Can a Windows service run with a GUI? If not, then there's no way to
have Ethereal run as a service, as it's a GUI-based application.
Can a command-line program be conveniently "wrapped" in some program or
script to make it run as a Windows service? If so, Tethereal could
conceivably be so wrapped.
However...
It would be a lot easier on me to have it
do that than to have to restart it everytime I reboot the computer.
...that raises the question of how you'd *control* this service.
What is it you want to capture with this service? Do you want to have
something running continuously on your machine, logging *all* traffic on
some particular interface to a file? (There's no provision in WinPcap
for capturing simultaneously on all interfaces - i.e., just as most
other UN*Xes don't support the "any" device that's supported on Linux,
Windows doesn't support it, either, as there's nothing in the OS's
networking code to handle that; the "any" device exists in Linux because
you can have a PF_PACKET socket not bound to a device, that therefore
receives traffic from all adapters, but other packet capture/networking
mechanisms require that you bind to a particular device.)
If so, you don't need to control the service. If not, though, you'd
need some way to control it.
If it can't run as a windows service can somebody point me to a sniffer
than can sniff packets and log it to a file that can be viewed by ethereal?
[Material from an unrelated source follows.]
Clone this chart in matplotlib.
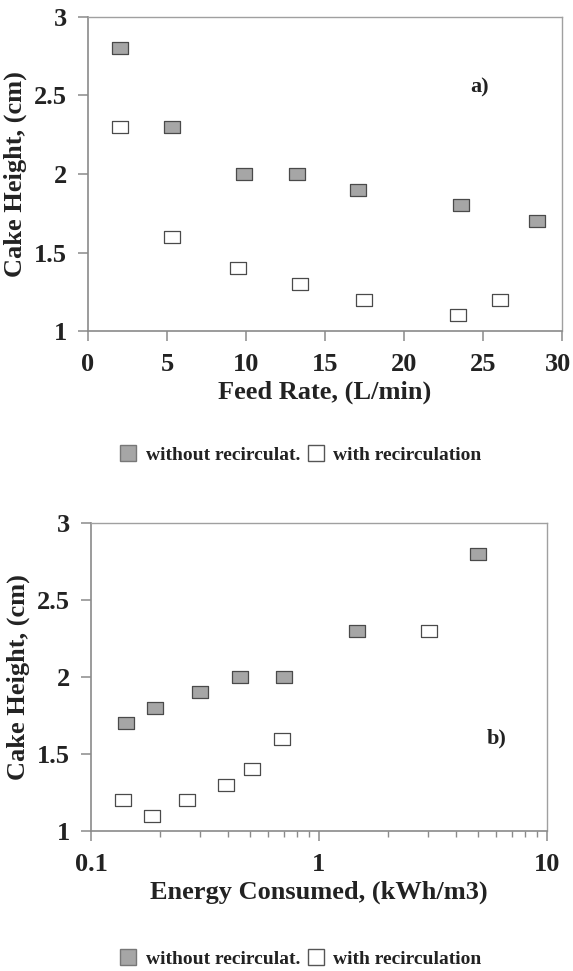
import matplotlib
matplotlib.use("Agg")
import matplotlib.pyplot as plt
import matplotlib.transforms as mtransforms
from matplotlib.lines import Line2D

# feed rate data, panel a
feed_wo = [2.0, 5.3, 9.9, 13.2, 17.1, 23.6, 28.4]
cake_wo_a = [2.8, 2.3, 2.0, 2.0, 1.9, 1.8, 1.7]
feed_w = [2.0, 5.3, 9.5, 13.4, 17.5, 23.4, 26.1]
cake_w_a = [2.3, 1.6, 1.4, 1.3, 1.2, 1.1, 1.2]

# energy data, panel b
energy_wo = [0.143, 0.19, 0.30, 0.45, 0.70, 1.47, 5.0]
cake_wo_b = [1.7, 1.8, 1.9, 2.0, 2.0, 2.3, 2.8]
energy_w = [0.138, 0.186, 0.264, 0.39, 0.51, 0.69, 3.03]
cake_w_b = [1.2, 1.1, 1.2, 1.3, 1.4, 1.6, 2.3]

labels = ["without recirculat.", "with recirculation"]

plt.rcParams['font.family'] = ['Liberation Serif', 'DejaVu Serif']
plt.rcParams['font.weight'] = 'bold'
txt = '#222222'
frame = '#8a8a8a'

# wide rectangle marker
rect = [(-1.3, -1), (1.3, -1), (1.3, 1), (-1.3, 1), (-1.3, -1)]
gray_kw = dict(marker=rect, s=125, facecolor='#a6a6a6', edgecolor='#4a4a4a', linewidths=0.9, zorder=3)
white_kw = dict(marker=rect, s=125, facecolor='white', edgecolor='#4a4a4a', linewidths=0.9, zorder=3)

fig = plt.figure(figsize=(5.73, 9.71), dpi=100)

def style(ax):
    for side in ['top', 'right']:
        ax.spines[side].set_color('#a0a0a0')
        ax.spines[side].set_linewidth(1.0)
    for side in ['left', 'bottom']:
        ax.spines[side].set_color(frame)
        ax.spines[side].set_linewidth(1.2)
    ax.tick_params(which='major', direction='out', length=7, width=1.1, color=frame,
                   labelsize=19, labelcolor=txt, top=False, right=False)
    ax.tick_params(axis='x', which='major', pad=9)
    ax.tick_params(axis='y', which='major', pad=8)
    ax.tick_params(which='minor', direction='out', length=4, width=1.0, color=frame, top=False, right=False)
    ax.set_ylim(1, 3)
    ax.set_yticks([1, 1.5, 2, 2.5, 3])
    ax.set_yticklabels(['1', '1.5', '2', '2.5', '3'])
    for lab in ax.get_xticklabels() + ax.get_yticklabels():
        lab.set_fontweight('bold')
    ax.set_ylabel('Cake Height, (cm)', fontsize=19, fontweight='bold', color=txt, labelpad=5)

def legend(y):
    handles = [
        Line2D([], [], linestyle='none', marker='s', markersize=11, markerfacecolor='#a6a6a6',
               markeredgecolor='#777777'),
        Line2D([], [], linestyle='none', marker='s', markersize=11, markerfacecolor='white',
               markeredgecolor='#555555'),
    ]
    fig.legend(handles, labels, loc='center', bbox_to_anchor=(0.525, y), ncol=2, frameon=False,
               prop={'size': 14, 'weight': 'bold'}, labelcolor=txt, handlelength=0.8,
               handletextpad=0.5, columnspacing=0.4)

# panel a
ax1 = fig.add_axes([0.1536, 0.6591, 0.827, 0.3234])
ax1.scatter(feed_wo, cake_wo_a, **gray_kw)
ax1.scatter(feed_w, cake_w_a, **white_kw)
ax1.set_xlim(0, 30)
ax1.set_xticks(range(0, 31, 5))
style(ax1)
# keep the last tick label inside the figure edge
last = ax1.get_xticklabels()[-1]
last.set_transform(last.get_transform() + mtransforms.ScaledTranslation(-4 / 100, 0, fig.dpi_scale_trans))
ax1.set_xlabel('Feed Rate, (L/min)', fontsize=19, fontweight='bold', color=txt, labelpad=3)
ax1.text(24.8, 2.55, 'a)', fontsize=16, fontweight='bold', color=txt, ha='center', va='center')
legend(0.531)

# panel b
ax2 = fig.add_axes([0.1588, 0.1442, 0.7958, 0.3172])
ax2.scatter(energy_wo, cake_wo_b, **gray_kw)
ax2.scatter(energy_w, cake_w_b, **white_kw)
ax2.set_xscale('log')
ax2.set_xlim(0.1, 10)
ax2.set_xticks([0.1, 1, 10])
ax2.set_xticklabels(['0.1', '1', '10'])
style(ax2)
ax2.set_xlabel('Energy Consumed, (kWh/m3)', fontsize=19, fontweight='bold', color=txt, labelpad=3)
ax2.text(6.0, 1.6, 'b)', fontsize=16, fontweight='bold', color=txt, ha='center', va='center')
legend(0.0125)

fig.savefig('out.png', dpi=100)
I don't know of one (tcpdump/WinDump would have the same limitations as
Tethereal in this case, so either you could wrap it or you couldn't).
Another question. Is it possible to use ethereal to view a packet
capture file that is being written to at the same time? i.e.: Like when
ethereal is capturing packets and displays them in real time.
Not in that fashion. There are two special things that happen in that mode:
the process writing to the capture file will, after processing each
batch of packets, "sync out" buffered data so it gets written to the
file (rather than having it buffered in its address space);
that process also sends over a control pipe messages to the process
reading the capture file, for each batch of packets, indicating how many
of the packets were in the batch, so it knows how many packets to read.
That mechanism is specialized to the "Update list of packets in real
time" process; it hasn't been exported to other programs. It might be
possible to do that, but it might also be a non-trivial undertaking.